Mary is once again hovering uncertainly in the doorway when Sam and Jack are having a conversation about strength and faith that she interrupts in order to tell Sam that “he’s awake”. Jack is visibly disappointed and hurt when Sam leaves. The “he” in question comes as a shock. It is incredible, unbelievable. Mary says that she can barely look at “him” and hastily retreats (I wonder what happened to that badass hunter that she was so persistently shown to be throughout the last two seasons), leaving Sam on his own to take care of – wait for it – Lucifer’s vessel! Miraculously, after all this time, the man – Nick – Lucifer was possessing is alive. I must say that this was an unexpected turn of events that I thoroughly failed to appreciate. I hoped never to see Lucifer or his vessel ever again. I thought that Dean’s sacrifice put an end to that long-winding saga. Alas, no. Apparently, “the archangel blades were meant to kill the archangel inside and not the person they possess…” Is it just me or does it sound a little too far-fetched – and extremely convenient? Just another gimmick. It rather reminded me of that cock-an-bull story that Arthur Ketch was spinning last season about his twin brother Alexander. Of course, that, at least, was later confirmed to be untrue.

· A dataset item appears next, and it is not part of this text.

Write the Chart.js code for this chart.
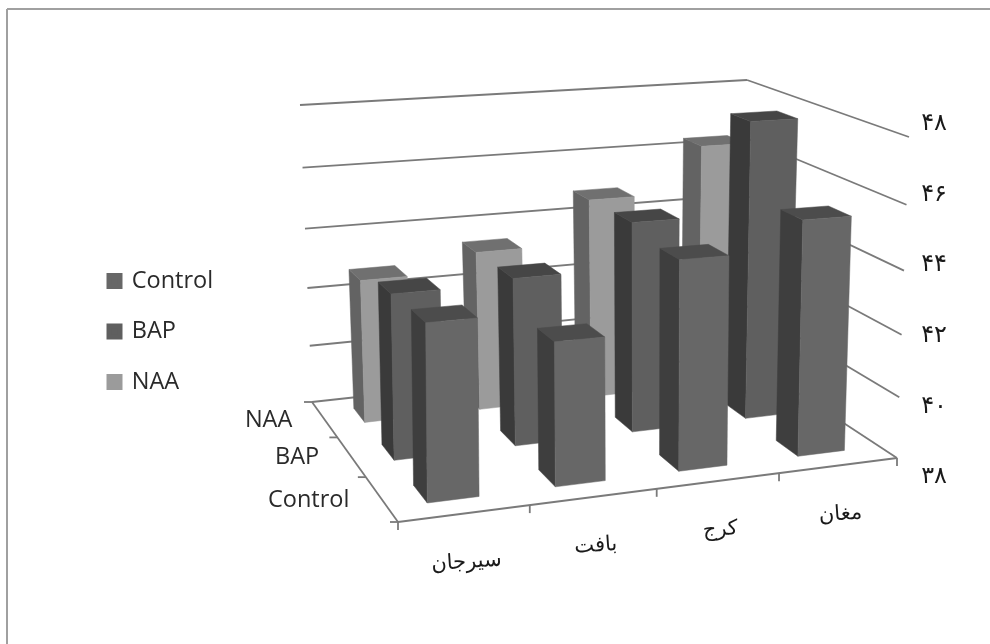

Sam steels himself before entering the room and you can see a whole range of emotions playing across his face. It seems to be a recurring theme recently, isn’t it? Last season Sam had to take care of Gabriel – the archangel who killed his brother over and over and over again to teach him a lesson – and this season he has to take care of the vessel of the archangel who possessed him, tortured his soul in hell and, in the end, forced his brother to say “yes” to Michael in order to defeat him once and for all. “I’m glad Lucifer is dead,” says Sam through a lump in his throat. “Me too,” replies Nick. I hope it’s true; otherwise Dean’s sacrifice was all for naught, wasn’t it? A real slap in the face, if you ask me. When Sam finally leaves the room, you can see how much it took of him to be inside that room with Nick.
However, he doesn’t get a break for the very next moment he receives a call from this week’s king-of-hell-wannabe who wants to make a deal with him in order to become one (what a bewildering concept!) and who took Castiel hostage in order to have some leverage during the negotiations. Sam instantly assembles a team, knowing full well that it’s a trap, comprising himself, Mary, Bobby, Jack, and, bizarrely enough, out of all the seasoned hunters in the bunker… Maggie? I was pleased that (despite the inevitable danger) Sam showed Jack that he had faith in him not only through empty words but through his own actions by allowing him to join them. But why take Maggie? I do not recall her being a hunter in the first place – and at the start of the episode she could barely handle staring at blood. What a strange decision on the writer’s part – to put another young and wide-eyed girl in harm’s way!
The fight that ensued was quite brutal and for a while it seemed that our side was going to lose. I’m sorry to say that Castiel had very little to do throughout the episode. He somehow managed to miss the fact that he walked into a demon-infested bar, was then instantly overpowered, beaten up and, finally, forced to impersonate a trussed-up turkey, while the others fought all around him. At one point Mary gives Maggie an angel blade with the help of which she later saves Mary’s hide. And yet, for whatever reason, no one thought to teach Jack to use something other than his fists in order to defend himself, considering how badly he was doing. Is this another bone carelessly thrown into the “girl power” camp? I’ve noticed that it has become this writer’s staple to make the girls look stronger by deliberately making the boys look weaker.
I appreciated Castiel's speech - self-deprecating ("To be fair, we've all got punched in the face"), sympathetic, encouraging and rallying - to Jack after the fight when he felt even more useless than before and believed that without his powers he had nothing: "You've got your family. And we are going to find Dean. And we are going to beat Michael. And we are going to do it together. Because that's what we do." I think it is something Dean would say if he were there and I want to believe that Castiel learned it from him. 
It was a right decision to end the episode with another Michael scene. He might be cruel and calculating but he is also enigmatic and mesmerizing and it is simply fascinating to watch him move and hear him talk.

I've said it before and I'll say it again: this show needs writers who know how to craft stories instead of going at them with a butcher knife. I don't usually do this but I have to say one more thing: Andrew Dabb has to go. His writing is lazy and incompetent, it is devoid of imagination, consistency, subtlety and finesse, and he is simply an awful storyteller.